## Exercise instructions:
Report how many lines of the listing below include the word "chart". Give nothing but the number.

-- -- --

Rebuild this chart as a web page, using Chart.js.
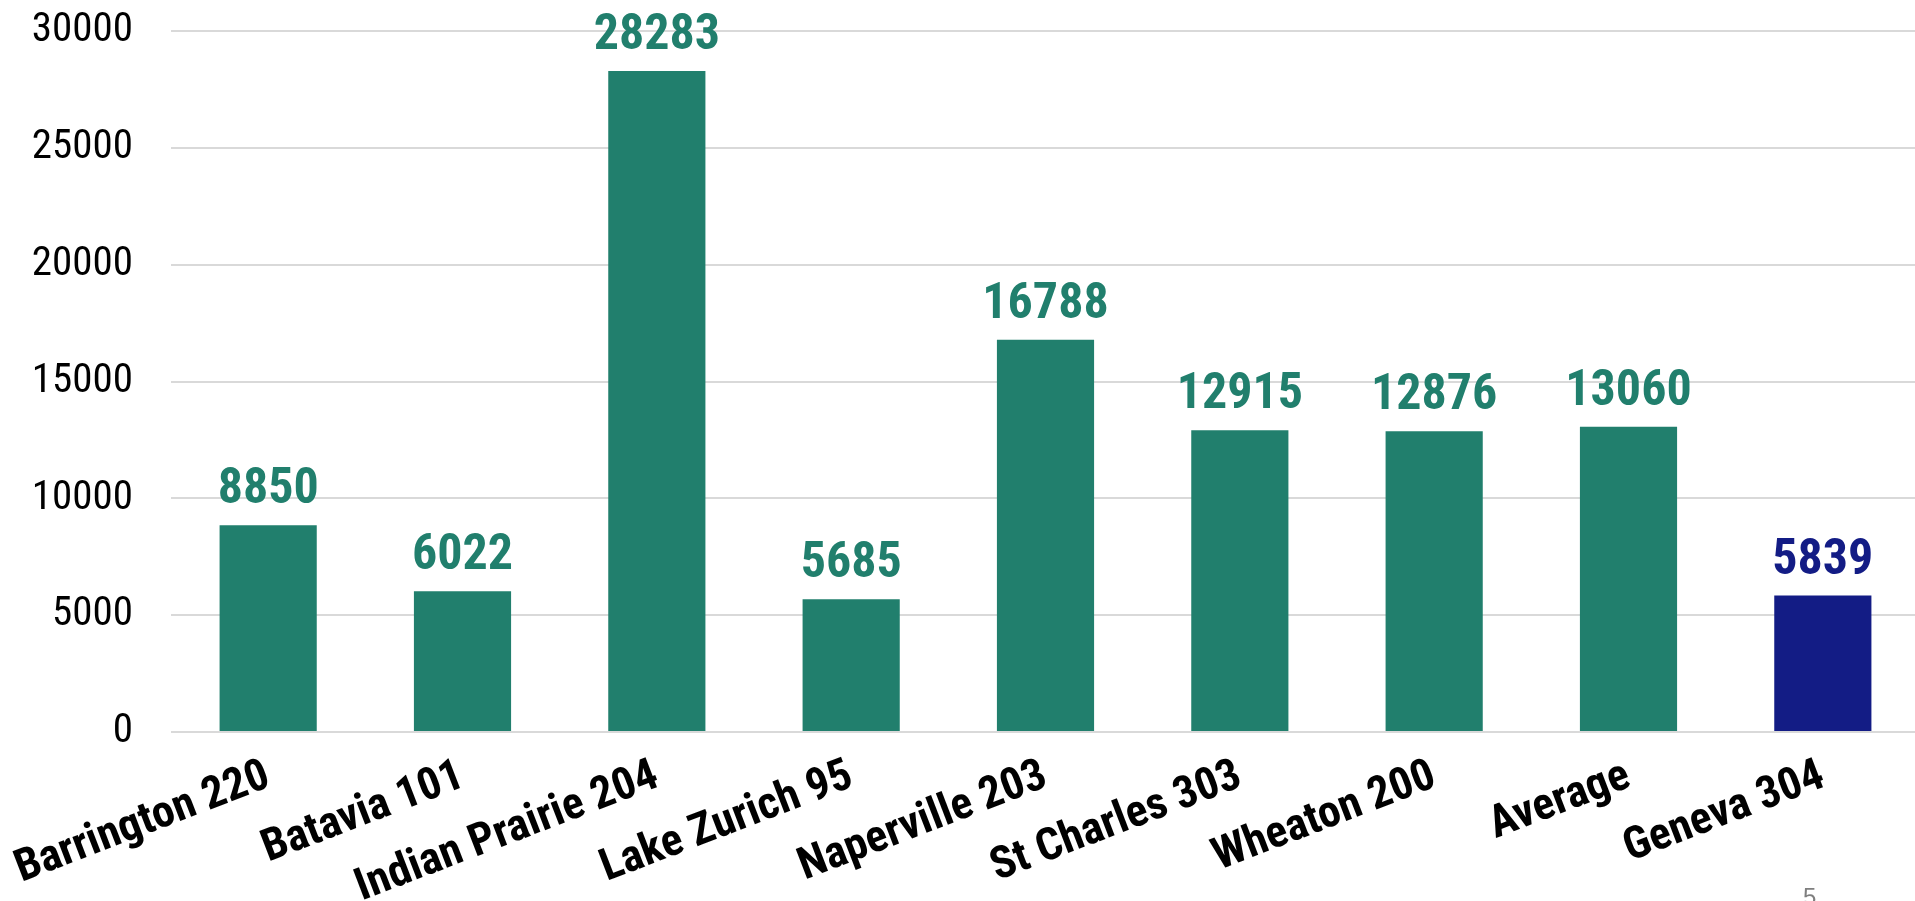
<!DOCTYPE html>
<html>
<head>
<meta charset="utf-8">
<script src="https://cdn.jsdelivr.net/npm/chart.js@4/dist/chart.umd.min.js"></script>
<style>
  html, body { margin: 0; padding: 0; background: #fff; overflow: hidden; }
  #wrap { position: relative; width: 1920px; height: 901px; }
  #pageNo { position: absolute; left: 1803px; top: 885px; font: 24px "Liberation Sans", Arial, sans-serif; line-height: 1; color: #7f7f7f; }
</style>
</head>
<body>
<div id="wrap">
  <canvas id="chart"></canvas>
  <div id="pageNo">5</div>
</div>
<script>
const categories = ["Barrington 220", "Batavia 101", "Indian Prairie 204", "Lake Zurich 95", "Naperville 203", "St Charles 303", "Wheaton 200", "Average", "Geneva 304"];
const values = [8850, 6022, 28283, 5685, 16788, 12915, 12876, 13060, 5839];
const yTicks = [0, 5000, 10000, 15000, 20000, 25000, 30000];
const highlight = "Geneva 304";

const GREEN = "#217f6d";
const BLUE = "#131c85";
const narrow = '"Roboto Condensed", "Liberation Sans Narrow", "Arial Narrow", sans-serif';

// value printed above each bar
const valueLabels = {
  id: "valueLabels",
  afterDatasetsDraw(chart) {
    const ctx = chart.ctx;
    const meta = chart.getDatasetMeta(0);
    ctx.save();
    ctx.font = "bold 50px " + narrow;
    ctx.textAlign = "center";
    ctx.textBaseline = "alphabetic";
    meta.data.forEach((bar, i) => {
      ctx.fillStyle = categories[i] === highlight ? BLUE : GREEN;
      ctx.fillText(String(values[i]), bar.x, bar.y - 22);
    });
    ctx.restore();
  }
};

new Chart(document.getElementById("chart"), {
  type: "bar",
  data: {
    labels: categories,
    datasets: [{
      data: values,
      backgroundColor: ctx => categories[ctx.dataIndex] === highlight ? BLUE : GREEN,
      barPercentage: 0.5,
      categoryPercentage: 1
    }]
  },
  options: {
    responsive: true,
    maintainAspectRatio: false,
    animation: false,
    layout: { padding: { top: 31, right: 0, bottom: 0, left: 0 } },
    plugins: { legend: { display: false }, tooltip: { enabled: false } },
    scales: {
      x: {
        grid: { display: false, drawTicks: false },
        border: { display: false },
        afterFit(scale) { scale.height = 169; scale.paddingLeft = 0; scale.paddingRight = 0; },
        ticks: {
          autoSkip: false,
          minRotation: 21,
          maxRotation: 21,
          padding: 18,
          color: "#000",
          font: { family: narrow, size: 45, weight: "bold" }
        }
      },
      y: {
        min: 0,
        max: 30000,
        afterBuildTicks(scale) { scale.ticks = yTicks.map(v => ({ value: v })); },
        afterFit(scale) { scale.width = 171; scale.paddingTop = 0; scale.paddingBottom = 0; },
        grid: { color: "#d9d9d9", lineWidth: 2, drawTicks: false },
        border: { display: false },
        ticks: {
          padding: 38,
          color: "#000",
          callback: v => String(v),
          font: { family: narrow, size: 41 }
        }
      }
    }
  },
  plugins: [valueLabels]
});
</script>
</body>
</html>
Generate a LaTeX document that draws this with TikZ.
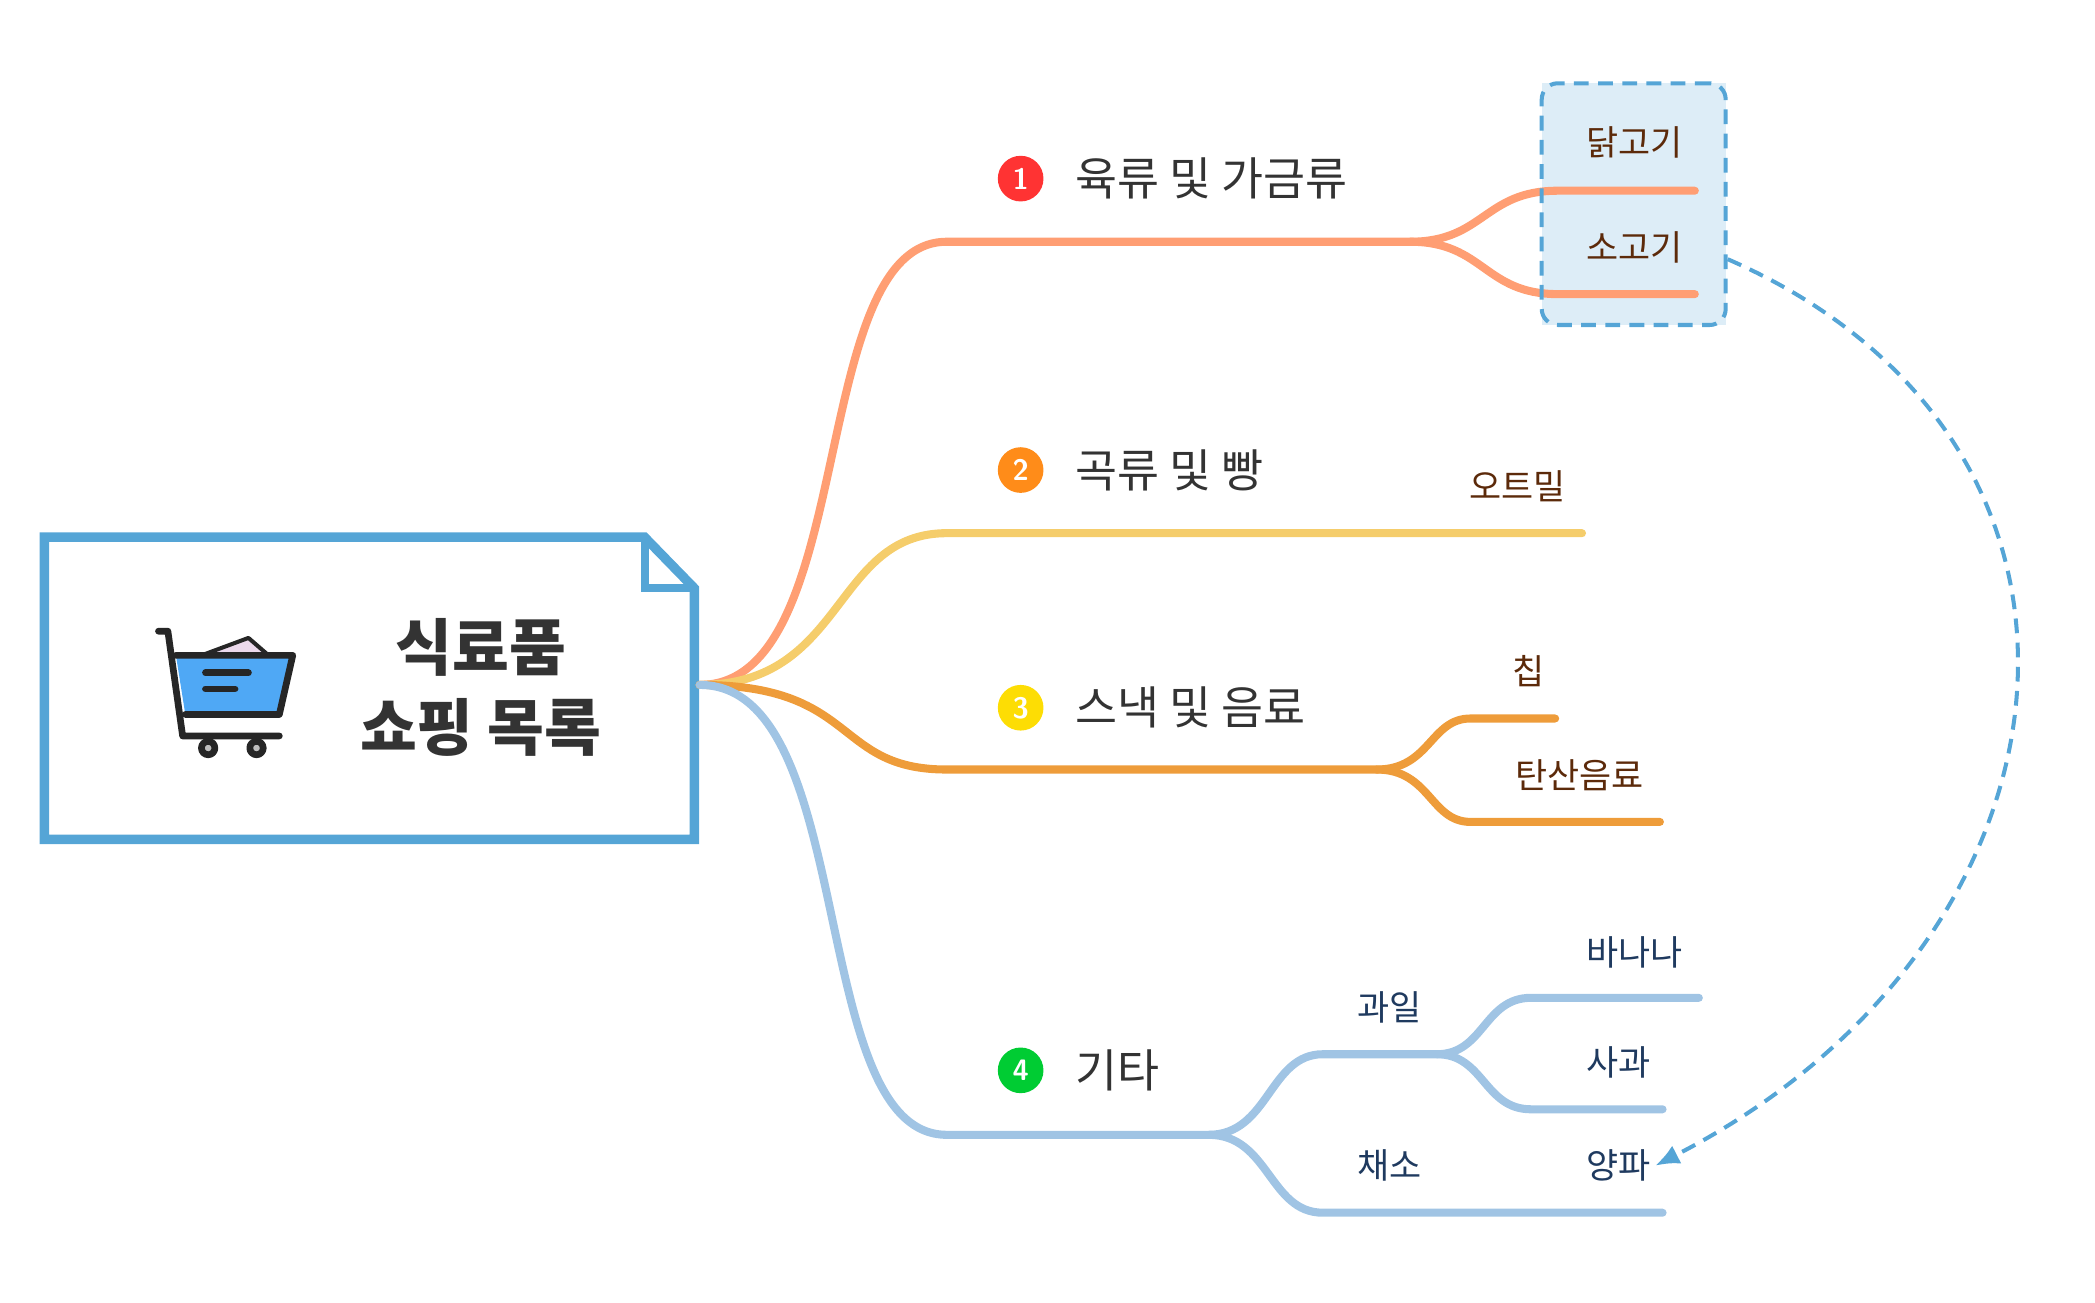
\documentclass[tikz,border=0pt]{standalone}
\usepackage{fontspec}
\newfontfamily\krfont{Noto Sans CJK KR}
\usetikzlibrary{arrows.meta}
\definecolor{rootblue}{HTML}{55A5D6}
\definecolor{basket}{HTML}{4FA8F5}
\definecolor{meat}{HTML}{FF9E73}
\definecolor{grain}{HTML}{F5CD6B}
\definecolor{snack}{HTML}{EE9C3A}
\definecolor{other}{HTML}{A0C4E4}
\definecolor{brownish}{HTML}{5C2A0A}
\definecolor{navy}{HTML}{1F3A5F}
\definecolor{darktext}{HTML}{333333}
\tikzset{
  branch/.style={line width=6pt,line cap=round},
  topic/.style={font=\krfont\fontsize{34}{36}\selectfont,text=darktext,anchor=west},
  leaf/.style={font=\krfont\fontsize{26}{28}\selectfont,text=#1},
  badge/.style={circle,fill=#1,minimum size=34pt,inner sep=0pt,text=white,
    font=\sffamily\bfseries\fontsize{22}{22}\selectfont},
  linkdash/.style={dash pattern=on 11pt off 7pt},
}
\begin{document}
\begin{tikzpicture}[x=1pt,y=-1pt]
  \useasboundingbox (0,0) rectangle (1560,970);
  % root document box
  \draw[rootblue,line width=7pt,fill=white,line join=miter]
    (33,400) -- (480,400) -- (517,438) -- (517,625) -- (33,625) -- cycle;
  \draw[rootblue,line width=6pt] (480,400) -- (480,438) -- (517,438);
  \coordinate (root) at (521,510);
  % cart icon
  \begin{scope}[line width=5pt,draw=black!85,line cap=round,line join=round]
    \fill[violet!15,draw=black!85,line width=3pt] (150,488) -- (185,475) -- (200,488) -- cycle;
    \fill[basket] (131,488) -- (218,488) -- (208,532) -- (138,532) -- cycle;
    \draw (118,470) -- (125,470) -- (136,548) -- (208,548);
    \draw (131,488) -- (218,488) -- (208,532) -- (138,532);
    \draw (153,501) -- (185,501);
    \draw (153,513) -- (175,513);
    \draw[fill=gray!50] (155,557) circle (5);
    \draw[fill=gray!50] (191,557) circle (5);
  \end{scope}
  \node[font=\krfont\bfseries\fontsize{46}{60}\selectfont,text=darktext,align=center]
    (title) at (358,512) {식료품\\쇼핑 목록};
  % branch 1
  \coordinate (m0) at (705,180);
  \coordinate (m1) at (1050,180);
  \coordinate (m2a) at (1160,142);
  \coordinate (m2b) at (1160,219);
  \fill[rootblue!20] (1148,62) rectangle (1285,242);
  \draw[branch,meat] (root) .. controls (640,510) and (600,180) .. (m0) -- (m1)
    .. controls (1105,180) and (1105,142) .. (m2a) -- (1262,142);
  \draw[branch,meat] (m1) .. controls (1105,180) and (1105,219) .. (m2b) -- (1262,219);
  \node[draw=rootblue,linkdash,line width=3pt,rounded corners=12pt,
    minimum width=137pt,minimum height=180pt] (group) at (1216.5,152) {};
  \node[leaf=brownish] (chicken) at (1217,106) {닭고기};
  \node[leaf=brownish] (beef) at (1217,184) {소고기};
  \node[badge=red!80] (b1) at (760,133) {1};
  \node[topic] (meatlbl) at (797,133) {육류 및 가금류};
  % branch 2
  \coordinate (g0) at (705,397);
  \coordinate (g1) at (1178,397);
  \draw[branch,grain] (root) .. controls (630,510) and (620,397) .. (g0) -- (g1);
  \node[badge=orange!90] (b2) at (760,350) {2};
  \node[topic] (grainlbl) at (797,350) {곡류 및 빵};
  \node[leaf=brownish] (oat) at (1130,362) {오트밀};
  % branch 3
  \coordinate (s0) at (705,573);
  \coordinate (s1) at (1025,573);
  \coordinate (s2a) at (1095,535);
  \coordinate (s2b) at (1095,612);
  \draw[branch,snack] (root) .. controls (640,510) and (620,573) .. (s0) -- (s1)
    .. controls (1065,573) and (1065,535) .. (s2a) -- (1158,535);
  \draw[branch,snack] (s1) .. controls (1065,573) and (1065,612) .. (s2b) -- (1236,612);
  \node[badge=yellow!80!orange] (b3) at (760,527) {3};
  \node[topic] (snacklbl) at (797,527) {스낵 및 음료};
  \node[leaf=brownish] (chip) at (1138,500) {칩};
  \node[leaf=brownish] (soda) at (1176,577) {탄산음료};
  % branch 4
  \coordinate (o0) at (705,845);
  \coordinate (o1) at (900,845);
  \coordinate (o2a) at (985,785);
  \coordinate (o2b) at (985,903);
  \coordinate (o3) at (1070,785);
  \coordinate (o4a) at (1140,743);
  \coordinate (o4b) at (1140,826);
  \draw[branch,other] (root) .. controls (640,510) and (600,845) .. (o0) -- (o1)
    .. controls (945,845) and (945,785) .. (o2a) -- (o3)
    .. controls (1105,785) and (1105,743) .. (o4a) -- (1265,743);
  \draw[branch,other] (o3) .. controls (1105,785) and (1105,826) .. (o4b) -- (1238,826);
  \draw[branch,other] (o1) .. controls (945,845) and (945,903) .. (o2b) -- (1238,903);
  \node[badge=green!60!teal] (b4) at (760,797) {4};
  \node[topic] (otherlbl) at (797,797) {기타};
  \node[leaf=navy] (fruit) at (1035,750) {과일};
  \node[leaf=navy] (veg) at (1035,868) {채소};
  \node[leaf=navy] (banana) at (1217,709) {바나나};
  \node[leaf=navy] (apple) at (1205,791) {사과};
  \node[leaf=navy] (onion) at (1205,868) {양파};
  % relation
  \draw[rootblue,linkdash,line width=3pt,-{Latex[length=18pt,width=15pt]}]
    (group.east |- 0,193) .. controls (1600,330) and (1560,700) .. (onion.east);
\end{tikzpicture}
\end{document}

-- -- --

## Response to the task:
7